**SUPPLIED MATERIAL:**
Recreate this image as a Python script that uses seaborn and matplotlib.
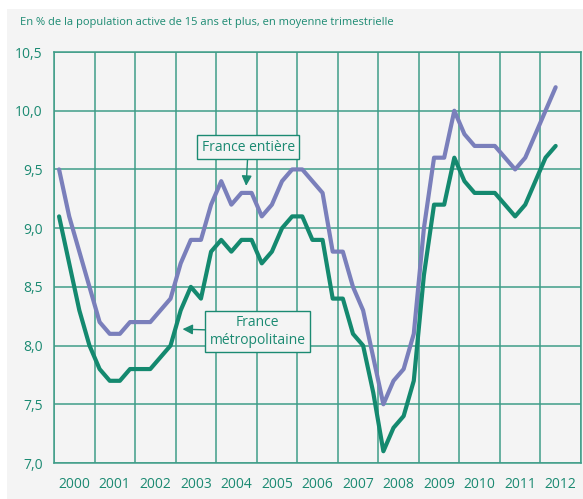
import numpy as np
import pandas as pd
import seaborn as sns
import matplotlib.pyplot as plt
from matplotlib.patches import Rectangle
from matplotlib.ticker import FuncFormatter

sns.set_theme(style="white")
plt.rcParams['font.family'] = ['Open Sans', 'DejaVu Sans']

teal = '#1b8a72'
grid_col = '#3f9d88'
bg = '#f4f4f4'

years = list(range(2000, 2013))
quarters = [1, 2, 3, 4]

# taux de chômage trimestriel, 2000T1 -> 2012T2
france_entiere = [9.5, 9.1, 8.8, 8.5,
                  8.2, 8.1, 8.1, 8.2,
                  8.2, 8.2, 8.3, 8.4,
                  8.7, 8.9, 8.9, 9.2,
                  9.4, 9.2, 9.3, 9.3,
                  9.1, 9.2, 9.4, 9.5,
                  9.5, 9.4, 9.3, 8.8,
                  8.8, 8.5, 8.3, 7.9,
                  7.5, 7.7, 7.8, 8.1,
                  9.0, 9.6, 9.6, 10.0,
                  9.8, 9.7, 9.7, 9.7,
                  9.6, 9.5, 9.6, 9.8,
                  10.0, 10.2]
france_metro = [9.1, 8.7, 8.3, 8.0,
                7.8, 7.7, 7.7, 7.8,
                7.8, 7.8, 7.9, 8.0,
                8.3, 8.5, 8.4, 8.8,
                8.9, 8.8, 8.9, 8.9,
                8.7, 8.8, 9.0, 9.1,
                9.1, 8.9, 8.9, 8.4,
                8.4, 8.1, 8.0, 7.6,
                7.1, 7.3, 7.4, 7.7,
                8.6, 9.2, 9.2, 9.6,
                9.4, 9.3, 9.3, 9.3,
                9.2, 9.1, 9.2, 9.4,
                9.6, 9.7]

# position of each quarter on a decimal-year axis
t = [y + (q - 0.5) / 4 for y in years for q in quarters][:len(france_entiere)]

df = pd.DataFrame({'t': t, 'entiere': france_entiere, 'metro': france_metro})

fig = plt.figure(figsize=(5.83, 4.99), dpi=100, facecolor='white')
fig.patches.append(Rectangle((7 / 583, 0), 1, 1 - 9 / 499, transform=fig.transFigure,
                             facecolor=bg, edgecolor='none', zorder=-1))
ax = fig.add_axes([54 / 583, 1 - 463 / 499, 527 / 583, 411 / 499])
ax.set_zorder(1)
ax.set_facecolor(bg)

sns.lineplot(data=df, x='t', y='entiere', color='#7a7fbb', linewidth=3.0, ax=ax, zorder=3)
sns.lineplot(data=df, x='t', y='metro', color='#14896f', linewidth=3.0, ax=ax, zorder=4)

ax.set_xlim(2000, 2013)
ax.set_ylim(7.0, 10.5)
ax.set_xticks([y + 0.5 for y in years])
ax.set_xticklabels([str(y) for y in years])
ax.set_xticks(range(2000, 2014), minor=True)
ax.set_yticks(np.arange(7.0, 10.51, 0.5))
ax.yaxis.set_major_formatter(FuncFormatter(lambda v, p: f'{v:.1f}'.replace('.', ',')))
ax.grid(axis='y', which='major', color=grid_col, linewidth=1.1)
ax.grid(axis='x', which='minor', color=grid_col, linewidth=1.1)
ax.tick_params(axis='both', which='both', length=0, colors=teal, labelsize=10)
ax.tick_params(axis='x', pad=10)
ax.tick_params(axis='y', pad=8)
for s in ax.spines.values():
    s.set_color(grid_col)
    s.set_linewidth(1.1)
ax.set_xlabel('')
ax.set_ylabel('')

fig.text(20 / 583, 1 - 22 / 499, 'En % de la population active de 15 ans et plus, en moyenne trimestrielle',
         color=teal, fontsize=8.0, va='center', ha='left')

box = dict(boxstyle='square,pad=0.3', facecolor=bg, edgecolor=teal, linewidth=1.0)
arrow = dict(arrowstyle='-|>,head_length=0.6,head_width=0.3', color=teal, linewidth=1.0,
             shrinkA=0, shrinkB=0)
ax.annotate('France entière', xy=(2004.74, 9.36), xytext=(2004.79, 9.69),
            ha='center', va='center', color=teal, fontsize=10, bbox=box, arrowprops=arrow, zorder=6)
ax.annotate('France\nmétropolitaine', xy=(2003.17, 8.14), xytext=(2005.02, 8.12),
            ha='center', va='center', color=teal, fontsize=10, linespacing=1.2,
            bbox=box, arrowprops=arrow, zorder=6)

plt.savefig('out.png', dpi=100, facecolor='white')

**SET EXERCISE:**
Skip every picture and return the lines above from the top through the one that contains "from matplotlib.ticker import FuncFormatter".

**FINAL RESULT:**
Recreate this image as a Python script that uses seaborn and matplotlib.
import numpy as np
import pandas as pd
import seaborn as sns
import matplotlib.pyplot as plt
from matplotlib.patches import Rectangle
from matplotlib.ticker import FuncFormatter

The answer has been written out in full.